Mitigating the Billion Dollar Mistake

12 points by rodef


This article is continuation to: Was it really a Billion Dollar Mistake?.

snej

Unfortunately existing languages like Java cannot have these problems solved, but newer languages that want to stylize themselves similar to that could solve them.

Typescript and Kotlin do all three of the mitigation options he lists, and IMO it works very well.

As I said, I think this works very well, and it’s rare that I have to use an escape hatch like “!!”.

typesanitizer

If I understand correctly, the underlying thesis may be re-stated as:

In languages which distinguish values and pointers:

  1. There is a performance cost to mandatory explicit initialization which makes it unsuitable for certain kinds of situations

  2. The additional code required to initialize everything explicitly obscures the underlying logic. On the other hand, one can get used to default zero initialization (with null pointers being a special case).

  3. The bugs introduced by virtue of null pointer dereferenced are not sufficiently numerous or serious to warrant paying the costs in 1 and 2.

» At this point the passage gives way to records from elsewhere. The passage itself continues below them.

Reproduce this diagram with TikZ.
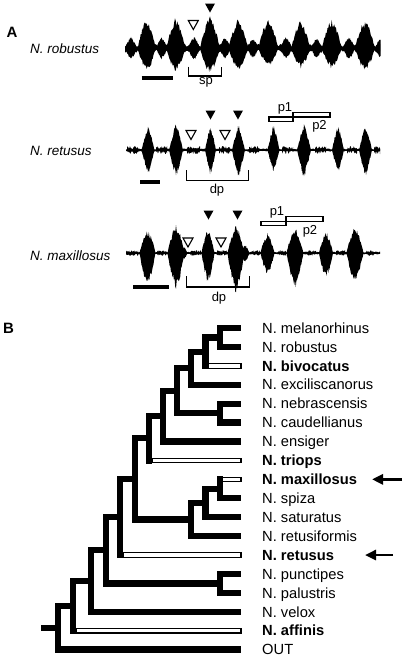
\documentclass[tikz,border=0pt]{standalone}
\usepackage{fontspec}
\setmainfont{Liberation Sans}
\usetikzlibrary{arrows.meta,calc}
\newcommand\wpulse[6]{%
  \fill[wave] plot[domain=-1:1,samples=25] ({#1+#3*\x},{#2-#4*(1-abs(\x))*(1+#6*abs(\x))*(0.74+0.3*rnd)})
   -- plot[domain=1:-1,samples=25] ({#1+#3*\x},{#2+#5*(1-abs(\x))*(1+#6*abs(\x))*(0.74+0.3*rnd)}) -- cycle;}
\newcommand\wband[4]{% x0, x1, base, amp
  \fill[wave] plot[domain=#1:#2,samples=180] (\x,{#3-#4*(0.3+0.7*rnd)})
   -- plot[domain=#2:#1,samples=180] (\x,{#3+#4*(0.3+0.7*rnd)}) -- cycle;}
\newcommand\wnoise[4]{% x0, x1, base, amp : short noisy burst
  \fill[wave] plot[domain=#1:#2,samples=20] (\x,{#3-#4*(0.15+0.85*rnd)})
   -- plot[domain=#2:#1,samples=20] (\x,{#3+#4*(0.15+0.85*rnd)}) -- cycle;}
\begin{document}
\begin{tikzpicture}[x=1pt,y=-1pt,
  branch/.style={line width=6.3pt},
  vbranch/.style={line width=6.3pt,line cap=rect},
  openbar/.style={draw=black,fill=white,line width=1.1pt},
  wave/.style={fill=black},
  tax/.style={anchor=base west,inner sep=0pt,font=\fontsize{14.7}{17}\selectfont},
  spec/.style={anchor=base west,inner sep=0pt,font=\fontsize{13.5}{16}\selectfont\itshape},
  panel/.style={anchor=base west,inner sep=0pt,font=\fontsize{15}{17}\selectfont\bfseries},
  lab/.style={inner sep=0pt,font=\fontsize{13}{15}\selectfont},
  bracket/.style={line width=1.1pt},
  scalebar/.style={line width=3.8pt},
  arr/.style={line width=2.8pt,-{Triangle[length=11pt,width=10pt]}},
  filltri/.style={fill=black},
  opentri/.style={draw=black,fill=white,line width=1.1pt},
  tridown/.pic={\path[pic actions] (-5,-4.5) -- (5,-4.5) -- (0,4.5) -- cycle;}
]
\useasboundingbox (0,0) rectangle (404,657);
\pgfmathsetseed{7}

% ---------- Panel A ----------
\node[panel] (A) at (6.5,37) {A};
\node[spec] (srob) at (30,53.3) {N. robustus};
\node[spec] (sret) at (30,155) {N. retusus};
\node[spec] (smax) at (30,260) {N. maxillosus};

% robustus trace
\begin{scope}
\clip (125,0) rectangle (380.5,100);
\wband{125}{380}{48.3}{4.5}
\foreach \c/\h/\u/\d in {131/6/11/11,161.7/5.5/11/11,194/6/11.5/11.5,225/5.5/11/10,253/5.5/10/10,286/6/11/11,316.7/5.5/10/10,349/6/11/11,380/5/9/9}
  {\wpulse{\c}{48.3}{\h}{\u}{\d}{0.6}}
\foreach \c/\h/\u/\d in {146.7/9/30/24,175.8/9.5/30/24,210/10/31.5/25,238.3/10/29/21,268.3/10/29/18,300.8/9.5/28/20,331.7/10/29/20,365/10/28/23}
  {\wpulse{\c}{48.3}{\h}{\u}{\d}{0.6}}
\end{scope}
\draw[scalebar] (141.7,78.3) -- (173.3,78.3);
\draw[bracket] (188.3,66.7) -- (188.3,76) -- (221.7,76) -- (221.7,66.7);
\node[lab] (sp) at (206,82.5) {sp};
\pic[filltri] at (210,8) {tridown};
\pic[opentri] at (193.3,25) {tridown};

% retusus trace
\begin{scope}
\clip (126,90) rectangle (380.5,200);
\draw[line width=0.9pt] (126,150) -- (380,150);
\wband{126}{380}{150}{1.6}
\foreach \a/\b in {127/138,156/167,187/200,219/230,249/259,282/293,315/326,347/357,374/380}
  {\wnoise{\a}{\b}{150}{4}}
\foreach \c/\h/\u/\d in {148/6.5/25/25,176/7/27/27,210.5/5.5/24/25,238.5/6.5/25/27,273.5/6/25/22,304/7/25/28,338/6/25/23,365.5/6.5/25/27}
  {\wpulse{\c}{150}{\h}{\u}{\d}{0.25}}
\end{scope}
\draw[scalebar] (140,182) -- (160,182);
\draw[bracket] (186.7,170) -- (186.7,180.5) -- (248.3,180.5) -- (248.3,170);
\node[lab] (dp1) at (217,190) {dp};
\pic[filltri] at (210.5,115) {tridown};
\pic[filltri] at (238,115) {tridown};
\pic[opentri] at (191,135) {tridown};
\pic[opentri] at (225,135) {tridown};
\draw[openbar] (269,117) rectangle (293,121.7);
\draw[openbar] (293,112.3) rectangle (330,117);
\node[lab] (p1a) at (285,108) {p1};
\node[lab] (p2a) at (319.5,126) {p2};

% maxillosus trace
\begin{scope}
\clip (126,200) rectangle (380.5,300);
\draw[line width=0.9pt] (126,253) -- (380,253);
\wband{126}{380}{253}{1.5}
\foreach \a/\b in {126/138,157/166,190/201,217/227,252/260,278/286,307/316,336/345,366/374}
  {\wnoise{\a}{\b}{253}{2.8}}
\wpulse{184}{253}{3.5}{6}{6}{0.6}
\wpulse{245}{253}{4.5}{8}{9}{0.6}
\foreach \c/\h/\u/\d in {147.5/8/23/32,176/8.5/28/35,208/6.5/23/29,236/8.5/27/39,267.5/7/20/22,295/8.5/26/35,326/7/21/25,355/8.5/26/29}
  {\wpulse{\c}{253}{\h}{\u}{\d}{0.6}}
\end{scope}
\draw[scalebar] (133,287) -- (169,287);
\draw[bracket] (186.7,276) -- (186.7,287) -- (249.3,287) -- (249.3,276);
\node[lab] (dp2) at (219,298) {dp};
\pic[filltri] at (208.5,215) {tridown};
\pic[filltri] at (237.5,215) {tridown};
\pic[opentri] at (188,242.5) {tridown};
\pic[opentri] at (221,242.5) {tridown};
\draw[openbar] (261,221.2) rectangle (286,225.8);
\draw[openbar] (286,216.7) rectangle (323,221.2);
\node[lab] (p1b) at (277,212) {p1};
\node[lab] (p2b) at (310,231) {p2};

% ---------- Panel B ----------
\node[panel] (B) at (3,333.3) {B};

\foreach \n/\i/\t in {mel/0/{N. melanorhinus},rob/1/{N. robustus},biv/2/{\bfseries N. bivocatus},
  exc/3/{N. exciliscanorus},neb/4/{N. nebrascensis},cau/5/{N. caudellianus},ens/6/{N. ensiger},
  tri/7/{\bfseries N. triops},max/8/{\bfseries N. maxillosus},spi/9/{N. spiza},sat/10/{N. saturatus},
  ref/11/{N. retusiformis},ret/12/{\bfseries N. retusus},pun/13/{N. punctipes},pal/14/{N. palustris},
  vel/15/{N. velox},aff/16/{\bfseries N. affinis},out/17/{OUT}}
{
  \coordinate (\n) at (241,{328+18.92*\i});
  \node[tax] (t\n) at (262,{328+18.92*\i+5.2}) {\t};
}

\coordinate (na) at (219.7,337.46);
\coordinate (nb) at (205.5,351.65);
\coordinate (nc) at (191.3,368.20);
\coordinate (nd) at (219.7,413.14);
\coordinate (ne) at (177,390.67);
\coordinate (nf) at (163,416.10);
\coordinate (ng) at (149,438.27);
\coordinate (nh) at (219.7,488.82);
\coordinate (ni) at (205.5,503.01);
\coordinate (nj) at (191.3,519.57);
\coordinate (nk) at (134.7,478.92);
\coordinate (nl) at (120,516.98);
\coordinate (nm) at (219.7,583.42);
\coordinate (nn) at (105.7,550.20);
\coordinate (no) at (91.3,581.00);
\coordinate (np) at (73,605.86);
\coordinate (nq) at (58,627.75);
\coordinate (root) at (41,627.75);

% black branches
\foreach \p/\c in {na/mel,na/rob,nb/na,nc/nb,nc/exc,nd/neb,nd/cau,ne/nc,ne/nd,nf/ne,nf/ens,ng/nf,
  nh/spi,ni/nh,ni/sat,nj/ni,nj/ref,nk/ng,nk/nj,nl/nk,nm/pun,nm/pal,nn/nl,nn/nm,no/nn,no/vel,
  np/no,nq/np,nq/out}
  {\draw[branch] (\p) |- (\c);}
\draw[branch] (root) -- (nq);

% open (double pulse) branches
\foreach \p/\c in {nb/biv,ng/tri,nh/max,nl/ret,np/aff}
{
  \draw[vbranch] (\p) -- (\p |- \c);
  \draw[openbar] ($(\p |- \c)+(3.15,-2.3)$) rectangle ($(\c)+(0,2.3)$);
}

% arrows
\coordinate (amS) at (402,479.36);
\coordinate (amE) at (372,479.36);
\coordinate (arS) at (393,555.04);
\coordinate (arE) at (365,555.04);
\draw[arr] (amS) -- (amE);
\draw[arr] (arS) -- (arE);
\end{tikzpicture}
\end{document}
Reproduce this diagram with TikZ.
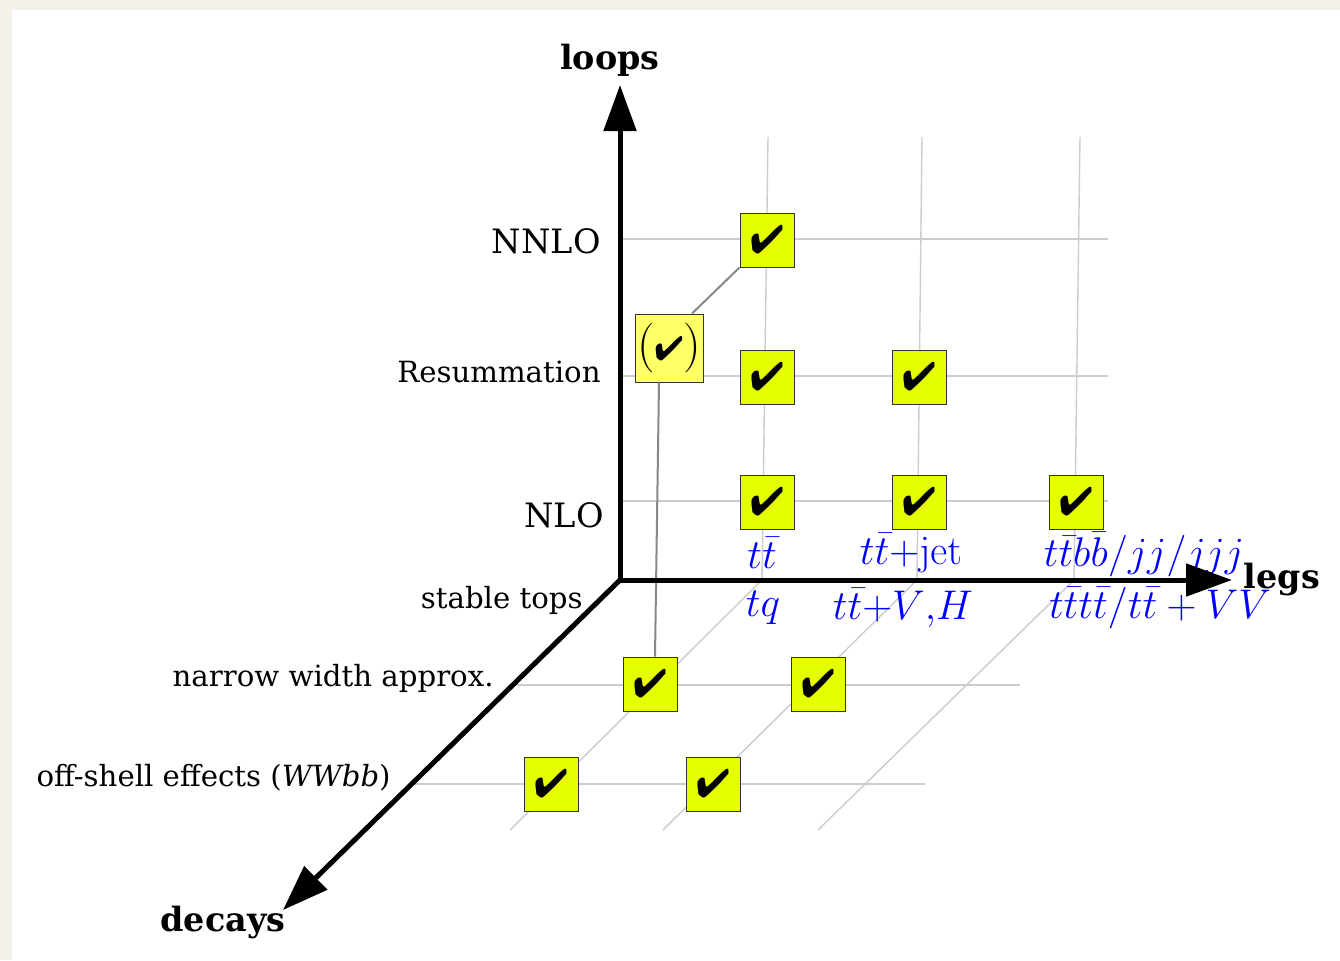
\documentclass[tikz,border=0pt]{standalone}
\usepackage[no-math]{fontspec}
\usepackage{pifont}
\setmainfont{DejaVu Serif}
\usetikzlibrary{calc,arrows.meta}

\definecolor{paper}{HTML}{F4F1EA}
\definecolor{gridgray}{HTML}{CCCCCC}
\definecolor{linkgray}{HTML}{888888}
\definecolor{tickyellow}{HTML}{E6FF00}
\definecolor{paleyellow}{HTML}{FFFF66}
\definecolor{procblue}{HTML}{0000FF}

\newcommand{\tick}{{\fontsize{20}{20}\selectfont\ding{52}}}
\newcommand{\smalltick}{{\fontsize{17}{17}\selectfont\ding{52}}}

\tikzset{
  gridline/.style={draw=gridgray, line width=0.7pt},
  axis/.style={draw=black, line width=2.5pt, -{Triangle[length=23pt,width=16pt]}},
  axislabel/.style={font=\fontsize{16.7}{19}\selectfont\bfseries, inner sep=0pt},
  levelbig/.style={font=\fontsize{16.8}{20}\selectfont, anchor=east, inner sep=0pt},
  levelsmall/.style={font=\fontsize{14.6}{17}\selectfont, anchor=east, inner sep=0pt},
  proc/.style={text=procblue, font=\fontsize{20.74}{24}\selectfont, inner sep=0pt},
  tickbox/.style={draw=black!80, line width=0.5pt, fill=tickyellow, minimum size=27pt, inner sep=0pt},
  partbox/.style={draw=black!80, line width=0.5pt, fill=paleyellow, minimum size=34pt, inner sep=0pt},
  link/.style={draw=linkgray, line width=1pt},
}

\begin{document}
\begin{tikzpicture}[x=0.5pt,y=-0.5pt]
% page
\fill[paper] (0,0) rectangle (1340,960);
\fill[white] (12,10) rectangle (1340,960);
\useasboundingbox (0,0) rectangle (1340,960);

% grid in the loops/legs plane
\draw[gridline] (620,239) -- (1108,239);
\draw[gridline] (620,376) -- (1108,376);
\draw[gridline] (620,501) -- (1108,501);
% leg columns, continued into the decays plane
\draw[gridline] (768,137) -- (762,580) -- (510,830);
\draw[gridline] (922,137) -- (917,580) -- (663,830);
\draw[gridline] (1080,137) -- (1074,580) -- (818,830);
% grid in the decays plane
\draw[gridline] (513,685) -- (1020,685);
\draw[gridline] (412,784) -- (925,784);

% level labels
\node[levelbig]   (lNNLO) at (601,241) {NNLO};
\node[levelsmall] (lRes)  at (601,372) {Resummation};
\node[levelbig]   (lNLO)  at (604,515) {NLO};
\node[levelsmall] (lST)   at (583,600) {stable tops};
\node[levelsmall] (lNWA)  at (494,678) {narrow width approx.};
\node[levelsmall] (lOS)   at (391,778) {off-shell effects (\textit{WWbb})};

% process labels
\node[proc] (pTT)   at (762,553) {$t\bar t$};
\node[proc] (pTTJ)  at (911,553) {$t\bar t{+}\mathrm{jet}$};
\node[proc] (pTTBB) at (1144,555) {$t\bar t b\bar b/jj/jjj$};
\node[proc] (pTQ)   at (763,608) {$tq$};
\node[proc] (pTTV)  at (903,608) {$t\bar t{+}V{,}H$};
\node[proc] (pTTTT) at (1160,608) {$t\bar t t\bar t/t\bar t + VV$};

% status boxes
\node[tickbox] (nnlo1) at (767,240) {\tick};
\node[tickbox] (res1)  at (767,377) {\tick};
\node[tickbox] (res2)  at (919,377) {\tick};
\node[tickbox] (nlo1)  at (767,502) {\tick};
\node[tickbox] (nlo2)  at (919,502) {\tick};
\node[tickbox] (nlo3)  at (1076,502) {\tick};
\node[partbox] (part)  at (669,348) {\fontsize{24.88}{25}\selectfont$($\smalltick$)$};
\node[tickbox] (nwa1)  at (650,684) {\tick};
\node[tickbox] (nwa2)  at (818,684) {\tick};
\node[tickbox] (os1)   at (551,784) {\tick};
\node[tickbox] (os2)   at (713,784) {\tick};

% links from the partial result
\draw[link] ($(part.north)+(23,0)$) -- (nnlo1.south west);
\draw[link] ($(part.south)+(-10,0)$) -- ($(nwa1.north)+(5,0)$);

% axes
\coordinate (O) at (620,580);
\coordinate (loopsTip) at (620,85);
\coordinate (legsTip) at (1232,580);
\coordinate (decaysTip) at (283,910);
\draw[axis] (O) -- (loopsTip);
\draw[axis] (O) -- (legsTip);
\draw[axis] (O) -- (decaysTip);
\node[axislabel] (loops)  at (610,60)  {loops};
\node[axislabel] (legs)   at (1282,580) {legs};
\node[axislabel] (decays) at (223,923) {decays};
\end{tikzpicture}
\end{document}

If my understanding is correct, then (1) should have examples of programs in a language like Rust (which require mandatory initialization) and those should be observably slower than the equivalent Odin programs. (1) probably needs some more evidence that such programs are representative of the ~typical program in the language of interest. Understandably, this is hard to supply/prove.

If you look at sources, zero initialization itself has ~zero overhead for stack variables (see: https://www.open-std.org/jtc1/sc22/wg21/docs/papers/2022/p2723r0.html). Zero initialization overall has overhead of maybe 1-2% at most (https://users.elis.ugent.be/~jsartor/researchDocs/OOPSLA2011Zero-submit.pdf), if you implement some optimizations (e.g. batching). This is relative to no initialization. IIRC, JF Bastien measured the overhead of pattern-initialization and that was <5% for most cases but I don't have a source for it.

Re (2): This is a bit hard to refute modulo doing concrete measurements on the speed of code understanding. IMO, it seems plausible that this doesn't matter, or it's heavily dependent on the coding patterns in use.

Re (3): I think this is where the readers of the precious article disagreed with the author. However, the author seems to dismiss them:

you don’t actually understand the costs fully if you are answering the way that you do

For this, the author cites personal experience:

I’ve been in projects where a lot of the time in a program in spent in the destructors/Drop traits of individual elements, when all they are doing is trivial things which could have been trivially done in bulk.

Sure, citing personal experience is valid, but then if you're dismissing other people's personal experience as invalid, surely that's not reasonable, is it?

Then there's also the more obvious counter that Zig is a modern performance-oriented memory unsafe language (similar to Odin), with native support for SoA and multiple talks by Andy Kelley on data-oriented design. But even Zig doesn't allow pointers to be null by default, you have to opt-in to that. IIUC Zig also requires explicit initialization but you can opt-out of it via undefined. This calls into question both claims (1) and (3).

Corbin

I know a lot of people view the explicit individual initialization of every element everywhere approach as the “obvious solution”, as it seems like low-hanging fruit. As a kid, I was told to not pick low-hanging fruit, especially anything below my waist. Just because it looks easy to pick, a lot of it might not be unpicked for a reason. It does not mean that you should or should not pick that fruit, but rather you need to consider the trade-offs.

As an adult, I know that I can shape a fruit tree such that it primarily gives low-hanging fruit. I also know that I can let the tree grow tall, so that its branches are leafy and hold many bird nests and offer high-hanging fruit for the tree-dwellers, while still offering plenty of low-hanging fruit.